AngryTigerP wrote...
Kolaris8472 wrote...
Scire The Warden wrote...
Hopefully Bioware doesn't base their DLC decisions on what would be fastest and earn the most money in the process....
IMO, once you have a character, changing it for no good in-game reason is a stupid idea. I'd be perfectly fine if they added another female quarian to romance, but don't screw with a character once they've been fleshed out.
She hasn't been fleshed out at all. That's the problem.
Wow. Really?
So, IRL, because I'm heterosexual and have no real homosexual tendencies, my personality 'isn't fleshed out'?
That's basically what I get from this. Because Tali isn't lesbian, she isn't complete. And that returns to the initial point of this being a matter of selfishness (EVERY character should be bisexual!), rather than genuine concern.
I think you're simplifying the guy's point.
She's been fleshed out as a -character-, yes.
But her sexuality hasn't even been touched on, except in that if your shep is male, you have dialogue options that femshep doesn't have. She's never really said "I'm straight", or "I'm bi", or "I'm gay", and as much as people like to pretend otherwise, you don't -really- know what someone's sexual prefferences are until they tell you.
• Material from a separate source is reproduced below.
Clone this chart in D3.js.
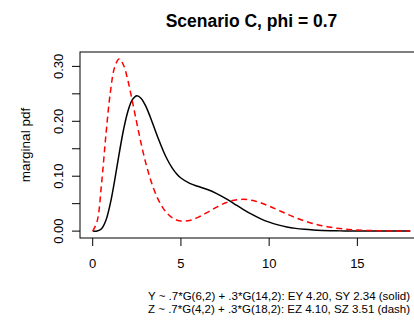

Hell, some people don't even really know their -own- until something throws it into question.
So the point is less that Tali should be bi, or shouldn't be bi, and more that she -could- be, people would like her to be, and they have a right to express that desire.
Once, not too long ago, a lot of straight maleshep playing folk where talking about how they wished Tali was romancable for male shepards. Were you giving them a hard time about trying to "change" a character because of "selfishness"?
This is the same thing. Fans are trying to express their desire to open up deeper relationship options with a favorite character. The only difference here is that these particular fans happen to be interested in a gay relationship.
Whether Bioware says yay or nay in the long run, there's nothing wrong with -asking-.